RALEIGH, N.C. (AP) - North Carolina Gov. Roy Cooper sought formal permission Friday to move three Confederate monuments from the old Capitol grounds to a Civil War site in a nearby county.
One of his Cabinet secretaries petitioned the state Historical Commission to authorize the relocation of a large obelisk and two smaller statues to the Bentonville Battlefield, less than 50 miles away from Raleigh. The commission meets Sept. 22.
Following a violent rally in Charlottesville, Virginia, and the toppling of a Confederate statute outside a Durham County government building by demonstrators, Cooper last month called for Confederate monuments to be taken down from public property across the state. He said at the time he would also ask a state agency to consider where monuments on state property could be moved.
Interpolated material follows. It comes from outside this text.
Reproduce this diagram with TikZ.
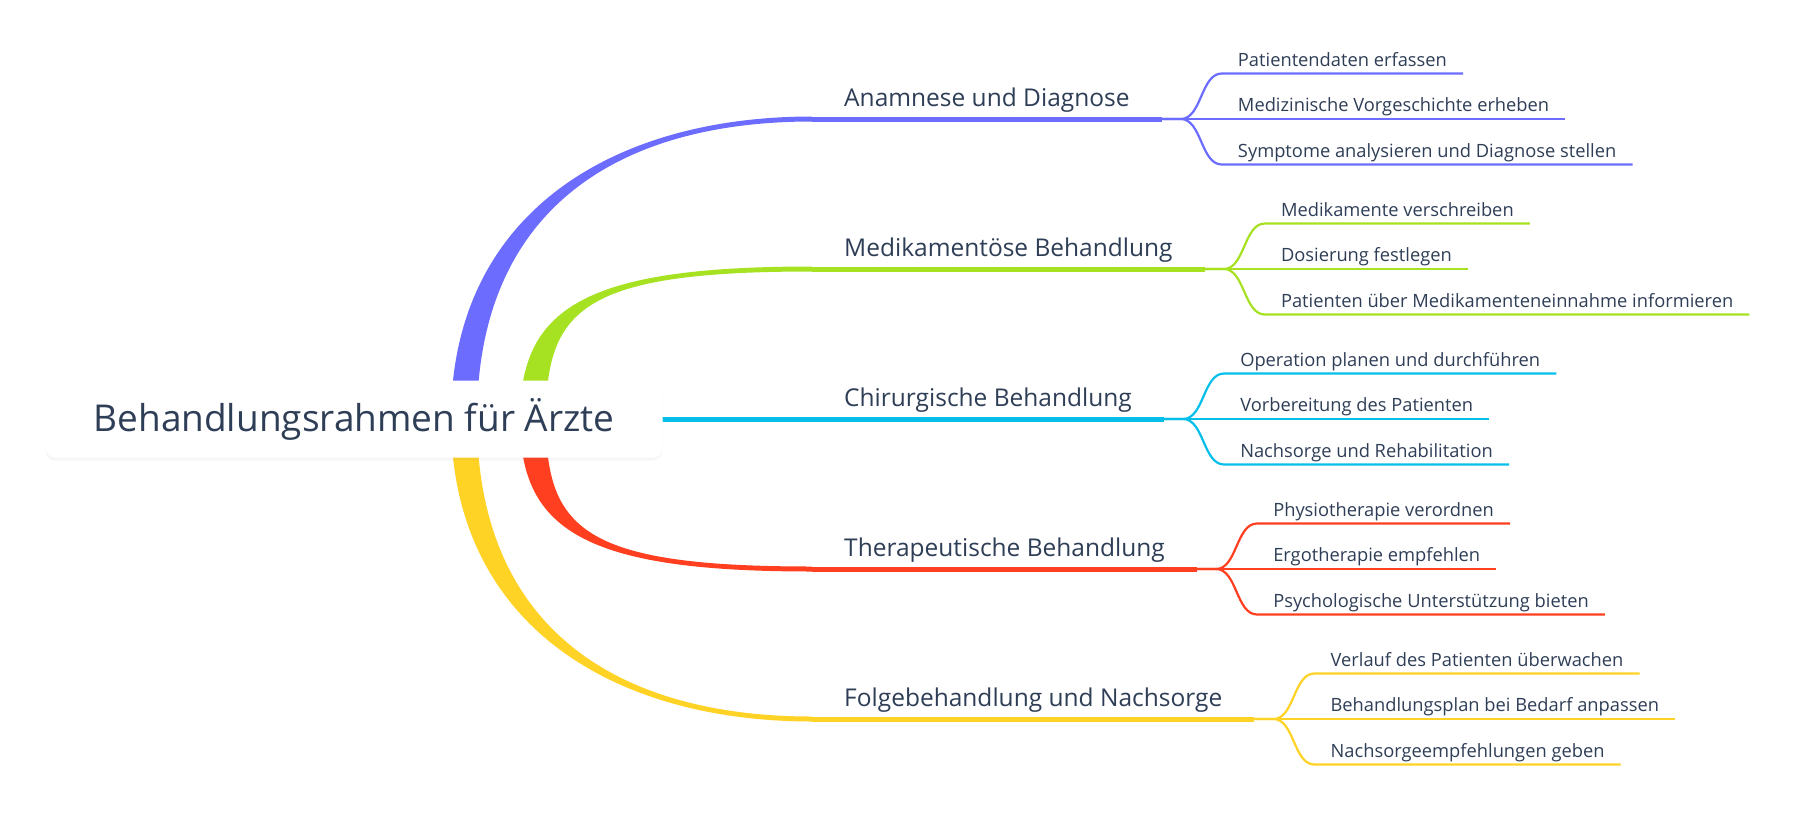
\documentclass[tikz,border=0pt]{standalone}
\usepackage{fontspec}
\setmainfont{Open Sans}
\usepackage{tikz}
\usetikzlibrary{positioning, calc, shadows, backgrounds}

\definecolor{inkText}{HTML}{2F3E57}
\definecolor{mmBlue}{HTML}{6C6CFF}
\definecolor{mmGreen}{HTML}{A6E222}
\definecolor{mmCyan}{HTML}{05BFEA}
\definecolor{mmRed}{HTML}{FF3F1F}
\definecolor{mmYellow}{HTML}{FFD326}

% tapered branch: colour, from, to, -1 up / 1 down, handle at root, handle at topic
\newcommand{\bough}[6]{%
  \fill[#1] ($(#2)+(-13,0)$) .. controls ($(#2)+(-13,#4*#5)$) and ($(#3)+(-#6,#4*2.5)$) .. ($(#3)+(0,#4*2.5)$)
    -- ($(#3)-(0,#4*2.5)$) .. controls ($(#3)+(-#6,0)-(0,#4*2.5)$) and ($(#2)+(13,#4*#5)$) .. ($(#2)+(13,0)$) -- cycle;}

\begin{document}
\begin{tikzpicture}[x=1pt, y=-1pt,
  hub/.style={rectangle, rounded corners=10pt, fill=white, minimum width=617pt, minimum height=77pt,
    drop shadow={opacity=0.07, shadow xshift=0pt, shadow yshift=-3pt}, text=inkText, font=\fontsize{37}{41}\selectfont},
  topic/.style={anchor=south west, inner xsep=32pt, inner ysep=12pt, text depth=0pt, text=inkText,
    font=\fontsize{24.5}{28}\selectfont},
  leaf/.style={anchor=south west, inner xsep=16pt, inner ysep=7pt, text depth=0pt, text=inkText,
    font=\fontsize{18.3}{22}\selectfont},
  stem/.style={line width=5pt},
  twig/.style={line width=2.2pt}]
  \useasboundingbox (0,0) rectangle (1798,825);

  \node[hub] (root) at (354,419) {Behandlungsrahmen für Ärzte};

  % topics
  \node[topic] (t1) at (812,119) {Anamnese und Diagnose};
  \node[topic] (t2) at (812,269) {Medikamentöse Behandlung};
  \node[topic] (t3) at (812,419) {Chirurgische Behandlung};
  \node[topic] (t4) at (812,569) {Therapeutische Behandlung};
  \node[topic] (t5) at (812,719) {Folgebehandlung und Nachsorge};

  % leaves
  \node[leaf] (l11) at ($(t1.south east)+(60,-45.5)$) {Patientendaten erfassen};
  \node[leaf] (l12) at ($(t1.south east)+(60,0)$) {Medizinische Vorgeschichte erheben};
  \node[leaf] (l13) at ($(t1.south east)+(60,45.5)$) {Symptome analysieren und Diagnose stellen};

  \node[leaf] (l21) at ($(t2.south east)+(60,-45.5)$) {Medikamente verschreiben};
  \node[leaf] (l22) at ($(t2.south east)+(60,0)$) {Dosierung festlegen};
  \node[leaf] (l23) at ($(t2.south east)+(60,45.5)$) {Patienten über Medikamenteneinnahme informieren};

  \node[leaf] (l31) at ($(t3.south east)+(60,-45.5)$) {Operation planen und durchführen};
  \node[leaf] (l32) at ($(t3.south east)+(60,0)$) {Vorbereitung des Patienten};
  \node[leaf] (l33) at ($(t3.south east)+(60,45.5)$) {Nachsorge und Rehabilitation};

  \node[leaf] (l41) at ($(t4.south east)+(60,-45.5)$) {Physiotherapie verordnen};
  \node[leaf] (l42) at ($(t4.south east)+(60,0)$) {Ergotherapie empfehlen};
  \node[leaf] (l43) at ($(t4.south east)+(60,45.5)$) {Psychologische Unterstützung bieten};

  \node[leaf] (l51) at ($(t5.south east)+(60,-45.5)$) {Verlauf des Patienten überwachen};
  \node[leaf] (l52) at ($(t5.south east)+(60,0)$) {Behandlungsplan bei Bedarf anpassen};
  \node[leaf] (l53) at ($(t5.south east)+(60,45.5)$) {Nachsorgeempfehlungen geben};

  \begin{scope}[on background layer]
    \fill[white] (0,0) rectangle (1798,825);
    \coordinate (r1) at ($(root.center)+(110,0)$);
    \coordinate (r2) at ($(root.center)+(179,0)$);
    \bough{mmBlue}{r1}{t1.south west}{-1}{205}{200}
    \bough{mmGreen}{r2}{t2.south west}{-1}{110}{230}
    \bough{mmRed}{r2}{t4.south west}{1}{110}{230}
    \bough{mmYellow}{r1}{t5.south west}{1}{205}{200}
    \draw[stem, mmCyan] (root.center) -- (t3.south east);
  \end{scope}

  \draw[stem, mmBlue] (t1.south west) -- (t1.south east);
  \draw[stem, mmGreen] (t2.south west) -- (t2.south east);
  \draw[stem, mmRed] (t4.south west) -- (t4.south east);
  \draw[stem, mmYellow] (t5.south west) -- (t5.south east);

  \foreach \leaf in {l11,l12,l13}
    \draw[twig, mmBlue] (t1.south east) -- ++(19,0) .. controls +(21,0) and +(-21,0) .. (\leaf.south west) -- (\leaf.south east);
  \foreach \leaf in {l21,l22,l23}
    \draw[twig, mmGreen] (t2.south east) -- ++(19,0) .. controls +(21,0) and +(-21,0) .. (\leaf.south west) -- (\leaf.south east);
  \foreach \leaf in {l31,l32,l33}
    \draw[twig, mmCyan] (t3.south east) -- ++(19,0) .. controls +(21,0) and +(-21,0) .. (\leaf.south west) -- (\leaf.south east);
  \foreach \leaf in {l41,l42,l43}
    \draw[twig, mmRed] (t4.south east) -- ++(19,0) .. controls +(21,0) and +(-21,0) .. (\leaf.south west) -- (\leaf.south east);
  \foreach \leaf in {l51,l52,l53}
    \draw[twig, mmYellow] (t5.south east) -- ++(19,0) .. controls +(21,0) and +(-21,0) .. (\leaf.south west) -- (\leaf.south east);
\end{tikzpicture}
\end{document}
A 2015 state law approved by the Republican-controlled General Assembly, however, prevents the permanent removal of most Confederate monuments on state and local property without legislative approval and severely limits their relocation. Cooper, a Democrat, has said he also wants the law repealed.
The law says any relocation must be to a “site of similar prominence, honor, visibility, availability and access that are within the boundaries of the jurisdiction from which it was relocated.” In a petition to the commission, Administration Department Secretary Machelle Sanders contends the battlefield would qualify for that exception.
The Bentonville Battlefield marks the March 1865 battle - the largest ever fought in the state. The state historic site recalls the last full-scale action of the Civil War in which a Confederate army mounted a tactical offensive, a state website says.
Cooper said last month the state “cannot continue to glorify a war against the United States of America fought in the defense of slavery.”
“Relocating these monuments to a historic Civil War site will help us preserve them and provide context for their history,” Sanders said in an email statement. Opponents of the move are likely to question whether transferring them from the well-known Capitol Square to rural Johnston County complies with the relocation requirements.
Senate leader Phil Berger warned last month it was unwise to make an “impulsive decision to pull down every Confederate monument in North Carolina.”
Referencing Hurricane Irma, Berger spokeswoman Shelly Carver said late Friday by email that Cooper’s decision to work to remove the monuments “instead of remaining laser-focused on the major hurricane bearing down on the Southeast shows he is continuing to concentrate on the wrong priorities.”
The monuments at issue include the 75-foot tall monument completed in 1895 to the state’s Confederate dead. The others are the North Carolina Women of the Confederacy Monument, dedicated in 1914, and the statue of Henry Lawson Wyatt, dedicated in 1912. Wyatt is described on the statue’s base as the first Confederate soldier killed in action during the Civil War.
The petition doesn’t include the “Silent Sam” statue at the University of North Carolina at Chapel Hill, which honors students who served in the Confederacy. It’s been vandalized multiple times in recent years, and demonstrators during the fall semester have repeatedly called for its removal, leading to some tense moments around the monument with police. UNC administrators wrote to Cooper that they feared protesters could try to tear it down.
There are more than 100 rebel monuments around the state. Analyzing the law last month, professor Adam Lovelady at the University of North Carolina School of Government wrote online that for many Confederate monuments on public property “it may be challenging to find a relocation site of similar prominence.”